Mike Jensen, Inquirer, August 29, 2016


And as a young boy, he was dreaming of success, as so many young boys do,


"I tell people, when he was five, he'd tell people, 'I'm going to Penn State, play football and become a coach," Dennis Rhule said. "I was like, 'That's nice.' I patted him on the head."


"My dad was a coach, and I wanted to be like my dad," Rhule said.


In addition to being a minister, Dennis Rhule coached all sorts of sports at Manhattan high schools. That's how the bills were paid, as a schoolteacher and coach. Dennis had played football and baseball at Lock Haven.


"By day, my dad would work with kids at this elite private school, and at night and on weekends he would go run the youth center and run midnight basketball until 2 in the morning in rough neighborhoods," Matt Rhule said. "My dad was never the head pastor of a church. That was never really his calling. That was my dad's ministry, being a coach."


Mike Jensen, Inquirer, August 29, 2016


Circuitous route to the NFL


The path that Rhule took to the Carolina Panthers may have been circuitous, but he knew where he was going. 


During his high school years, the family moved to State College, where his parents lived, and he played for two years on the high school team. He then matriculated at Penn State and played football as a walk-on and earned recognition as scholar-athlete, and then started his coaching career at a Div. III school in Reading, Albright College. 


From there he went to Buffalo, UCLA, and Western Carolina. Finally, in 2006, he was hired as a defensive line coach at Temple, and six years later, he became Temple’s head coach. 


That would be a great Horatio Alger story if it ended there, but it continued. 

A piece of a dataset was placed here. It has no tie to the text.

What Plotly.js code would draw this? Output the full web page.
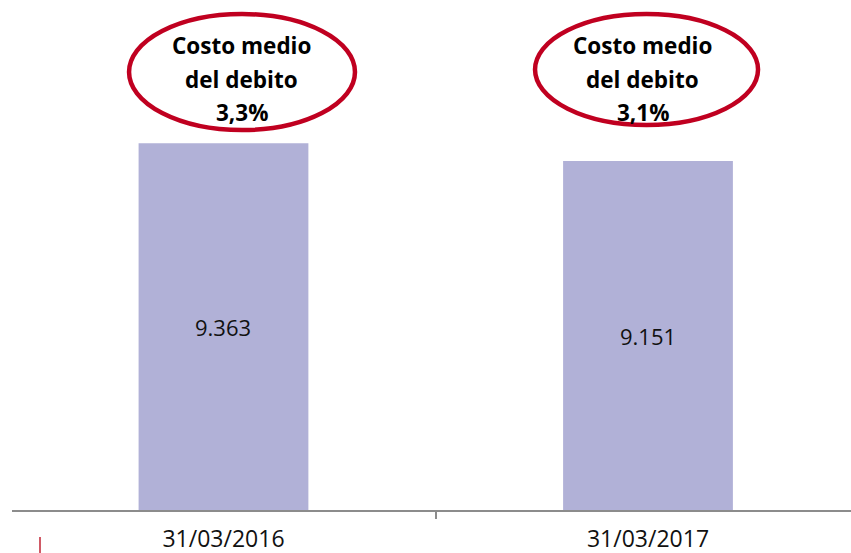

Turned programs around in his career


The Owls were just 2-10 in his first season, then improved to 6-6, and then finished with a 10-4 record in 2015 and 10-3 in 2016 and captured conference honors. 


That earned him a coaching spot at Baylor, and after a 1-11 start to his career there, the Bears improved to 7-6 and then to 11-3 in 2019, which earned him a shot at a head coaching gig in the NFl. 


The Carolina Panthers are in a rebuilding mode and have shown some signs of progress this season. 


However, what must delight Chuck Sponsky right now is his role in helping a young boy on his quest to succeed as a coach in a game that both of them grew to love.